Records excerpted from a collection

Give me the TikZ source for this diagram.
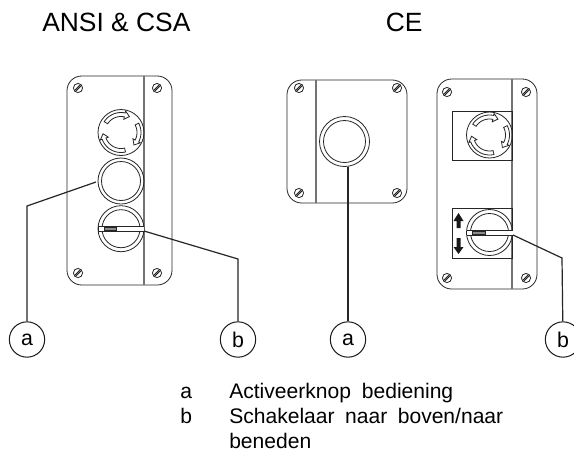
\documentclass[tikz,border=0pt]{standalone}
\usepackage{fontspec}
\setmainfont{Liberation Sans}
\newcommand{\curvearrow}[2]{%
  \draw[ink,fill=white,line join=miter] plot[domain=#1:#2-16,samples=12] (\x:20) -- (#2-16:22) -- (#2:18) -- (#2-16:13.5) -- plot[domain=#2-16:#1,samples=12] (\x:16) -- cycle;}
\tikzset{
  x=0.75pt,y=-0.75pt,
  ink/.style={draw=black!85,line width=0.6pt},
  panel/.style={ink,rounded corners=11pt},
  grayline/.style={draw=black!55,line width=1pt},
  leader/.style={draw=black!85,line width=0.9pt},
  callout/.style={circle,draw=black!90,line width=0.75pt,minimum size=26.5pt,inner sep=0pt,font=\fontsize{16}{16}\selectfont},
  title/.style={font=\fontsize{19.8}{22}\selectfont,anchor=base west,inner sep=0pt},
  legend/.style={font=\fontsize{15.8}{18}\selectfont,anchor=base west,inner sep=0pt},
  screw/.pic={\draw[ink] (0,0) circle[radius=4.6]; \draw[ink] (-3.2,2.2)--(2.2,-3.2) (-2.2,3.2)--(3.2,-2.2);},
  estop/.pic={
    \draw[ink] (0,0) circle[radius=23];
    \curvearrow{-147}{-62}
    \curvearrow{-28}{44}
    \curvearrow{77}{176}
  },
  plainbtn/.pic={\draw[ink] (0,0) circle[radius=23]; \draw[ink] (0,0) circle[radius=19.5];},
  bigbtn/.pic={\draw[ink] (0,0) circle[radius=25]; \draw[ink] (0,0) circle[radius=21];},
  selector/.pic={
    \draw[ink] (0,0) circle[radius=23];
    \draw[ink] (0,0) circle[radius=19];
    \fill[white] (-23,-2) rectangle (23,2.5);
    \draw[ink] (-23,-2) -- (23,-2) (-23,2.5) -- (23,2.5) (-23,-2)--(-23,2.5);
    \draw[ink,fill=black!45] (-17,-1) rectangle (-4.5,1.5);
  }
}
\begin{document}
\begin{tikzpicture}
\useasboundingbox (0,0) rectangle (574,451);
\fill[white] (0,0) rectangle (574,451);
% titles
\node[title] (t1) at (42,31) {ANSI \& CSA};
\node[title] (t2) at (385.5,31) {CE};
% left panel
\draw[panel] (67,76) rectangle (172,285);
\draw[grayline] (144,76) -- (144,285);
\foreach \p in {{78,88},{157,88},{78,273},{157,273}}{\pic at (\p) {screw};}
\pic at (121,132.5) {estop};
\pic at (121,181) {plainbtn};
\pic at (121,228.7) {selector};
% middle panel
\draw[panel] (287,80) rectangle (407,203);
\draw[grayline] (316,80) -- (316,203);
\foreach \p in {{299,88},{397,88},{299,193},{397,193}}{\pic at (\p) {screw};}
\pic at (344.5,141.5) {bigbtn};
% right panel
\draw[panel] (437,79) rectangle (537,289);
\draw[grayline] (512,79) -- (512,289);
\foreach \p in {{447,92},{526,92},{447,278},{526,278}}{\pic at (\p) {screw};}
\draw[ink] (452,111) rectangle (512,160);
\draw[ink] (452,208) rectangle (512,258);
\pic at (489.5,135) {estop};
\pic at (489.5,232.5) {selector};
\fill[black!90] (458.5,213) -- (463.5,221) -- (460.5,221) -- (460.5,228) -- (456.5,228) -- (456.5,221) -- (453.5,221) -- cycle;
\fill[black!90] (458.5,254) -- (463.5,247) -- (460.5,247) -- (460.5,238) -- (456.5,238) -- (456.5,247) -- (453.5,247) -- cycle;
% callouts
\node[callout] (a1) at (27,339.5) {a};
\node[callout] (b1) at (238,339.5) {b};
\node[callout] (a2) at (348,339.5) {a};
\node[callout] (b2) at (563,339.5) {b};
\coordinate (p1) at (96,182);
\coordinate (k1) at (27,206);
\coordinate (p2) at (144,231);
\coordinate (k2) at (238,259);
\coordinate (p3) at (348,167);
\coordinate (p4) at (513,235);
\coordinate (k4) at (562,258);
\draw[leader] (p1) -- (k1) -- (a1);
\draw[leader] (p2) -- (k2) -- (b1);
\draw[leader] (p3) -- (a2);
\draw[leader] (p4) -- (k4) -- (b2);
% legend
\node[legend] (l1) at (180,398) {a};
\node[legend] (l2) at (229,398) {\hbox to 168pt{Activeerknop\hfill bediening}};
\node[legend] (l3) at (180,423) {b};
\node[legend] (l4) at (229,423) {\hbox to 205.5pt{Schakelaar\hfill naar\hfill boven/naar}};
\node[legend] (l5) at (229,448) {beneden};
\end{tikzpicture}
\end{document}
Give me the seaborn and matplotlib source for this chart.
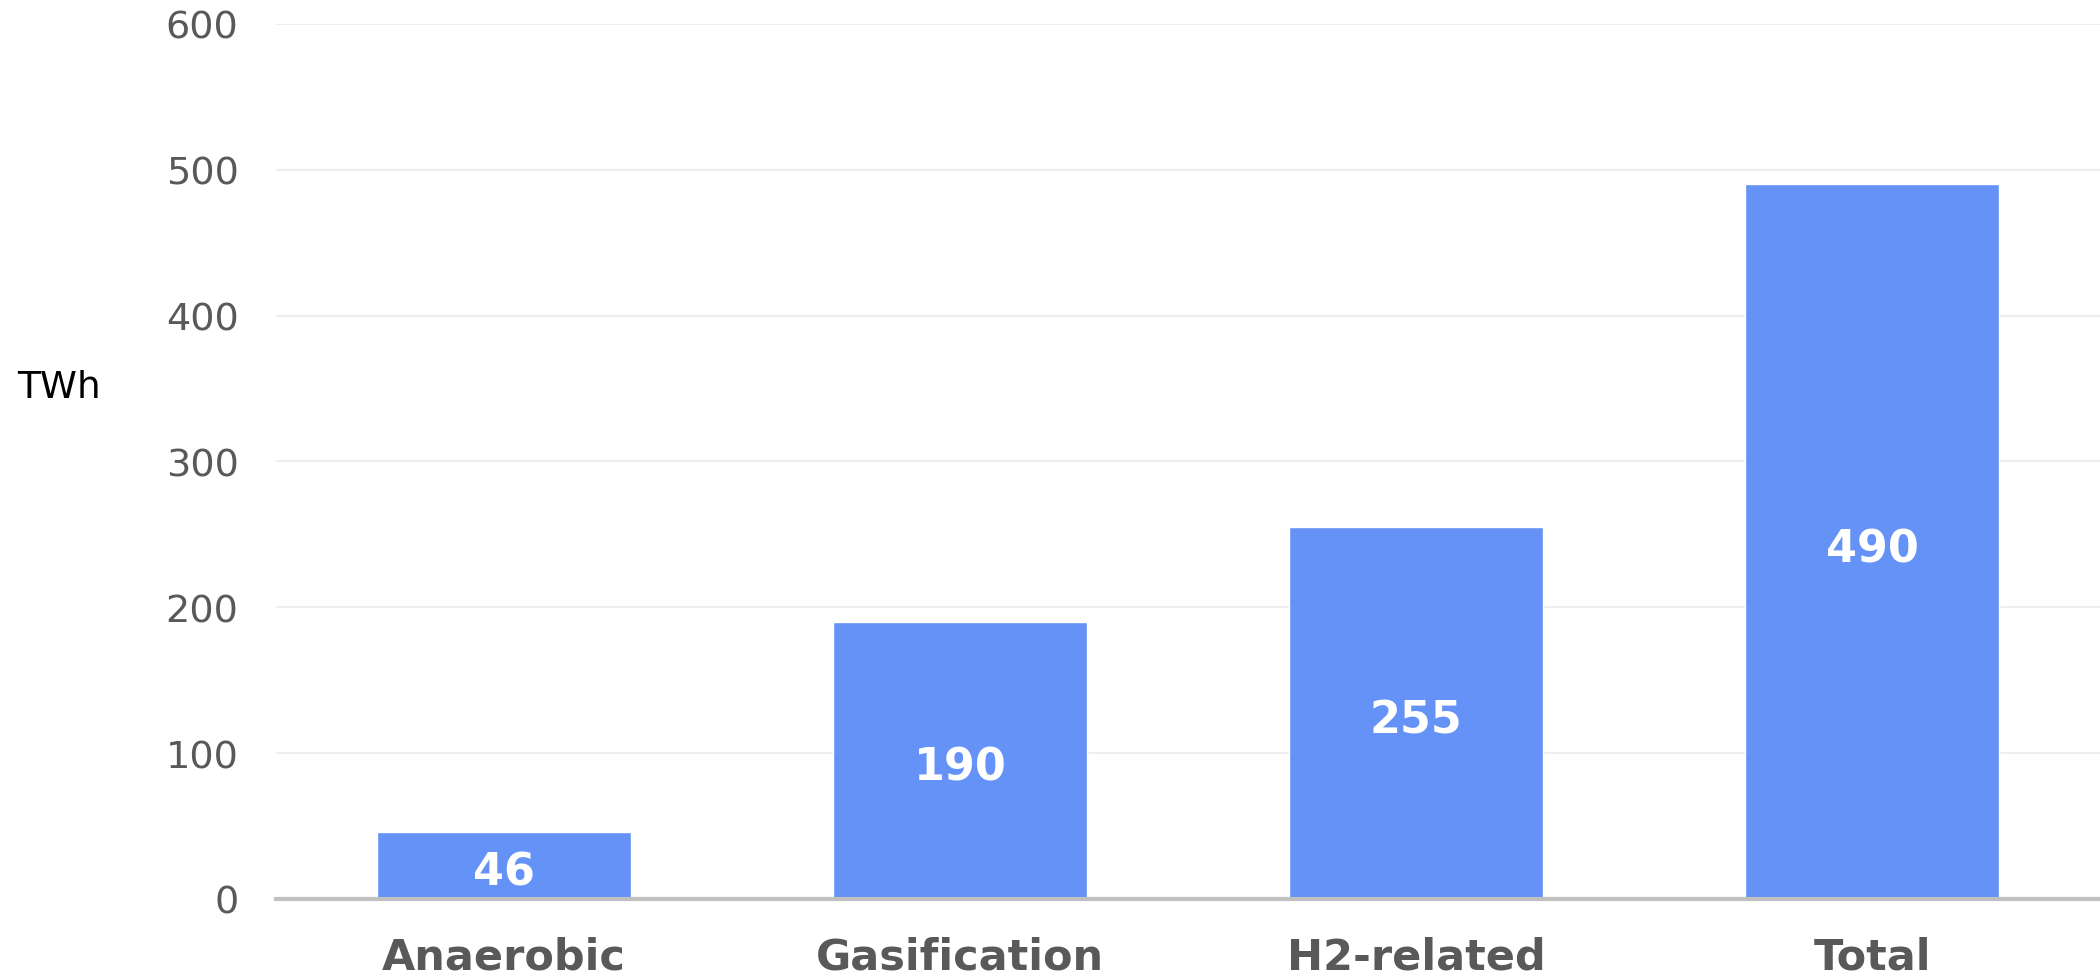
import matplotlib
matplotlib.use("Agg")
import matplotlib.pyplot as plt
import seaborn as sns
import pandas as pd

# values
categories = ["Anaerobic", "Gasification", "H2-related", "Total"]
values = [46, 190, 255, 490]
y_ticks = [0, 100, 200, 300, 400, 500, 600]

df = pd.DataFrame({"category": categories, "TWh": values})

sns.set_theme(style="white")
plt.rcParams["font.family"] = ["DejaVu Sans"]

fig = plt.figure(figsize=(21, 9.79), dpi=100)
ax = fig.add_axes([276 / 2100, 1 - 900 / 979, 1 - 276 / 2100, (900 - 25) / 979])

sns.barplot(data=df, x="category", y="TWh", color="#6592f7", saturation=1,
            width=0.556, ax=ax, zorder=3)

ax.set_ylim(0, 600)
ax.set_xlim(-0.5, 3.5)
ax.set_yticks(y_ticks)
ax.set_yticklabels([str(t) for t in y_ticks])
ax.yaxis.grid(True, color="#eeeeee", linewidth=1.5, zorder=0)
ax.set_axisbelow(True)

for s in ["top", "right", "left"]:
    ax.spines[s].set_visible(False)
ax.spines["bottom"].set_color("#c0c0c0")
ax.spines["bottom"].set_linewidth(3)
ax.spines["bottom"].set_zorder(4)

ax.tick_params(axis="y", length=0, pad=27, labelsize=27.5, labelcolor="#595959")
ax.tick_params(axis="x", length=0, pad=26, labelsize=31, labelcolor="#595959")
for lab in ax.get_xticklabels():
    lab.set_fontweight("bold")

ax.set_xlabel("")
ax.set_ylabel("")
fig.text(17 / 2100, 1 - 388 / 979, "TWh", ha="left", va="center",
         fontsize=27, color="black")

# value labels, centred in each bar (a touch low, as in the reference)
for rect, v in zip(ax.patches, values):
    ax.annotate(str(v), (rect.get_x() + rect.get_width() / 2, rect.get_height() / 2),
                xytext=(0, -5), textcoords="offset points", ha="center", va="center",
                color="white", fontweight="bold", fontsize=32, zorder=5)

fig.savefig("out.png", dpi=100)
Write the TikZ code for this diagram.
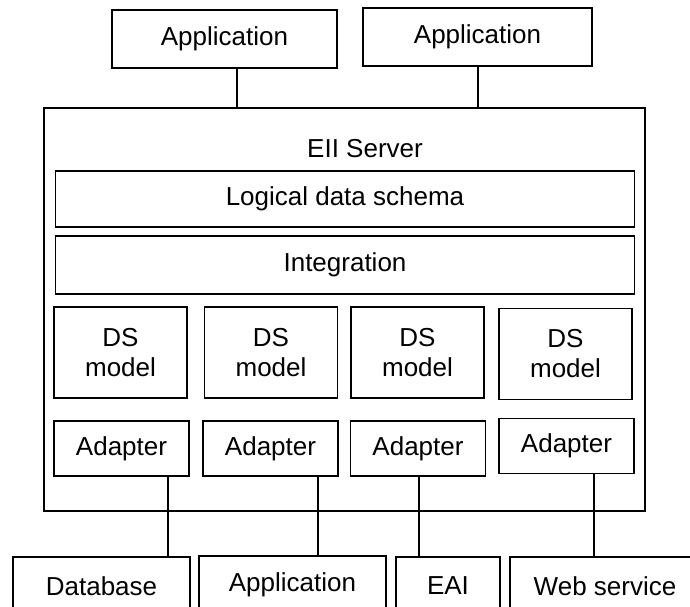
\documentclass[tikz,border=0pt]{standalone}
\usepackage{fontspec}
\setmainfont{Liberation Sans}
\usepackage{tikz}
\usetikzlibrary{positioning}
\tikzset{
layer/.style={draw, line width=1.6pt, minimum width=579pt, inner sep=0pt},
box/.style={draw, line width=1.6pt, inner sep=0pt, align=center},
link/.style={line width=1.3pt}
}

\begin{document}
\begin{tikzpicture}[x=1pt, y=-1pt, font=\fontsize{26}{30}\selectfont]
\useasboundingbox (0,0) rectangle (690,606);
% applications on top
\node[box, minimum width=225pt, minimum height=58pt] (app1) at (224.5,39) {Application};
\node[box, minimum width=229pt, minimum height=58pt] (app2) at (477.5,37) {Application};
% server
\node[draw, line width=1.6pt, minimum width=601pt, minimum height=403pt, inner sep=0pt] (srv) at (344.5,309.5) {};
\node (title) at (365,149) {EII Server};
\node[layer, minimum height=56pt] (logic) at (345,199) {Logical data schema};
\node[layer, minimum height=58pt] (integ) at (345,265) {Integration};
\foreach \n/\x/\y in {1/120.5/352.5, 2/271/352.5, 3/417.5/352.5, 4/565.5/354}{
\node[box, minimum width=133pt, minimum height=91pt] (ds\n) at (\x,\y) {DS\\model};
}
\foreach \n/\x/\y in {1/121.5/448.5, 2/270.5/448.5, 3/418/448.5, 4/566.5/446}{
\node[box, minimum width=135pt, minimum height=55pt] (ad\n) at (\x,\y) {Adapter};
}
% sources below (cut by the page edge)
\node[box, minimum width=177pt, minimum height=58pt] (db) at (101.5,586) {Database};
\node[box, minimum width=187pt, minimum height=58pt] (app3) at (292.5,585) {Application};
\node[box, minimum width=104pt, minimum height=58pt] (eai) at (448,586) {EAI};
\node[box, minimum width=190pt, minimum height=58pt] (web) at (605,586) {Web service};
% connectors
\coordinate (t1) at (237,0);
\coordinate (t2) at (478,0);
\draw[link] (app1.south -| t1) -- (srv.north -| t1);
\draw[link] (app2.south -| t2) -- (srv.north -| t2);
\coordinate (b1) at (168,0);
\coordinate (b2) at (318,0);
\coordinate (b3) at (419,0);
\coordinate (b4) at (594,0);
\draw[link] (ad1.south -| b1) -- (db.north -| b1);
\draw[link] (ad2.south -| b2) -- (app3.north -| b2);
\draw[link] (ad3.south -| b3) -- (eai.north -| b3);
\draw[link] (ad4.south -| b4) -- (web.north -| b4);
\end{tikzpicture}
\end{document}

• _Stated task_: Of all the lines above, how many contain the word "matplotlib"? Answer with only the number.

• _Output of the exercise_: 4